Model Overview
grayarea/gemma-3-4b-it-heretic-v1.2 is a 4.3 billion parameter instruction-tuned model based on Google's Gemma architecture, specifically a decensored version of google/gemma-3-4b-it. It was created using the Heretic v1.2.0 method, which aims to remove content moderation and refusal behaviors present in the original model.
Key Differentiators
- Decensored Output: Achieves zero refusals on a test set where the original model refused 107 out of 108 prompts, indicated by a KL divergence of 0.0621.

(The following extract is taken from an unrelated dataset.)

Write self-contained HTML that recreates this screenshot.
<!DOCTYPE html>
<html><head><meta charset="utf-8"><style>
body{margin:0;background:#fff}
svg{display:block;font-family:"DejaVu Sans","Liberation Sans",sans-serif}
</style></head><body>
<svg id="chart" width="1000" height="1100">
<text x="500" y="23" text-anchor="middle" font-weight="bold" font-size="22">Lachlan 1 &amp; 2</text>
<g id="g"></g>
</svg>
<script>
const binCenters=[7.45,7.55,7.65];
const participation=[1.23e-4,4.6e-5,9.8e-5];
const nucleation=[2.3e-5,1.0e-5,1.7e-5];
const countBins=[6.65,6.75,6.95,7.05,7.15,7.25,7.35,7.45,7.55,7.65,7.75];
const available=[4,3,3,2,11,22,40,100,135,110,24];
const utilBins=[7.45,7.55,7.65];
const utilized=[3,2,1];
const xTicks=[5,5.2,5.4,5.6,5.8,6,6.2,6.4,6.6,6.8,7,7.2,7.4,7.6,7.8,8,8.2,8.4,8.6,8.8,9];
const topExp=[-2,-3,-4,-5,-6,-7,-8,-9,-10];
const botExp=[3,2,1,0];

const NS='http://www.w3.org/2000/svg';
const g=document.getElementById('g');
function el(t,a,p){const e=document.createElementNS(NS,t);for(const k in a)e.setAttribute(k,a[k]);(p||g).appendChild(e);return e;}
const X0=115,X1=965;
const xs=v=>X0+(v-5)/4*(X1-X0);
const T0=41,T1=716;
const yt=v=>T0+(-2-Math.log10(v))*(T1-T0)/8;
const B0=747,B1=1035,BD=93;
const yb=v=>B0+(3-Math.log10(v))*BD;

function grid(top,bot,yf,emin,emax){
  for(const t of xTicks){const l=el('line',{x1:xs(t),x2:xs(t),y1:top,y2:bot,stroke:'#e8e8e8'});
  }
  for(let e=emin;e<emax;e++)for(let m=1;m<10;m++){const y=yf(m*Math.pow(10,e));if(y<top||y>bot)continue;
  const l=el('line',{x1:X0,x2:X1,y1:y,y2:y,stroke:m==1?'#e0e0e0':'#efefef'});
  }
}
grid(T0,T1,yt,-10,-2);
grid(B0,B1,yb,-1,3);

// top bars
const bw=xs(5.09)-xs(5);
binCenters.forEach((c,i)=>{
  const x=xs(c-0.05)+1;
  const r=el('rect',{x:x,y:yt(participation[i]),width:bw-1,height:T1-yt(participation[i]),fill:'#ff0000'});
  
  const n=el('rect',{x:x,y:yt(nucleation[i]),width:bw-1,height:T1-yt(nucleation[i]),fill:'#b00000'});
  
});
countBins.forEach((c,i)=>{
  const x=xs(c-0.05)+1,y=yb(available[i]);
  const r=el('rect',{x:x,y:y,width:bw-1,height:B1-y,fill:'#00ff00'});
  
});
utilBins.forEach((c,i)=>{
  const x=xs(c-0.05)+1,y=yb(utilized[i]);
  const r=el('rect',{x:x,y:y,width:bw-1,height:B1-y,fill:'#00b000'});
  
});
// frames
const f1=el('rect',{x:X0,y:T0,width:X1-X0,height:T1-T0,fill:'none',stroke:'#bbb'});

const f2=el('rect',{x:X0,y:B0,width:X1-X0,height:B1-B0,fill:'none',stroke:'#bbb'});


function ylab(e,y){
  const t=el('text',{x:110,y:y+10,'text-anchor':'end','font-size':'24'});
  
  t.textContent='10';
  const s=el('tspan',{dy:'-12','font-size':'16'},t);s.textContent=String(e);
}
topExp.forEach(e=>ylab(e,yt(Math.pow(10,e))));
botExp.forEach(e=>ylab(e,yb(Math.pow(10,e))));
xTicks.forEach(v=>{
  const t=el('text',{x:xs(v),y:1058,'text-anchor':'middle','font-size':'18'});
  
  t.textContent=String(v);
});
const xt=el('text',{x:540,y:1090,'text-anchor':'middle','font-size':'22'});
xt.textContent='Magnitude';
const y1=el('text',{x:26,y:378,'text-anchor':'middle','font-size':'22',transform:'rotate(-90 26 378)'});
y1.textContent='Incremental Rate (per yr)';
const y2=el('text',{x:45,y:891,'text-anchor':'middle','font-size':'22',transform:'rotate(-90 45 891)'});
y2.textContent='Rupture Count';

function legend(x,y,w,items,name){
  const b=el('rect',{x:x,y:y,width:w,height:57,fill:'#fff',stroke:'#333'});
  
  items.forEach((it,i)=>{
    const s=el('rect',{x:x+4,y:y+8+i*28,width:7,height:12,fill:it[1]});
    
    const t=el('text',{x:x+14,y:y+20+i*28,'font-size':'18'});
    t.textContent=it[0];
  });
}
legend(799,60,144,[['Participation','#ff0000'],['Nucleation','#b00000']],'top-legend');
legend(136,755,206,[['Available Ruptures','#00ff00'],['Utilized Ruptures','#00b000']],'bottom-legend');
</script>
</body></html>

- Performance Retention: Benchmarks show that the decensoring process largely preserves or slightly improves performance across several metrics. For instance, Perplexity (Wikitext-2) improved from 11.3185 (original Q4_K_M) to 11.2203 (Heretic Q4_K_M), and HellaSwag remained at 70.75%.
- Abliteration Parameters: The model was abliterated with MPOA (Magnitude-Preserving Orthogonal Ablation) enabled, full row renormalization, and Winsorization Quantile 0.995, specifically configured for Gemma 3.
Use Cases
This model is suitable for applications requiring a less restrictive instruction-tuned Gemma 3.4B model, particularly where the original model's refusal policies might hinder desired outputs. Developers seeking a more permissive language model for creative or uncensored content generation, while maintaining a similar performance profile to the base Gemma-3.4B-IT, may find this model appropriate.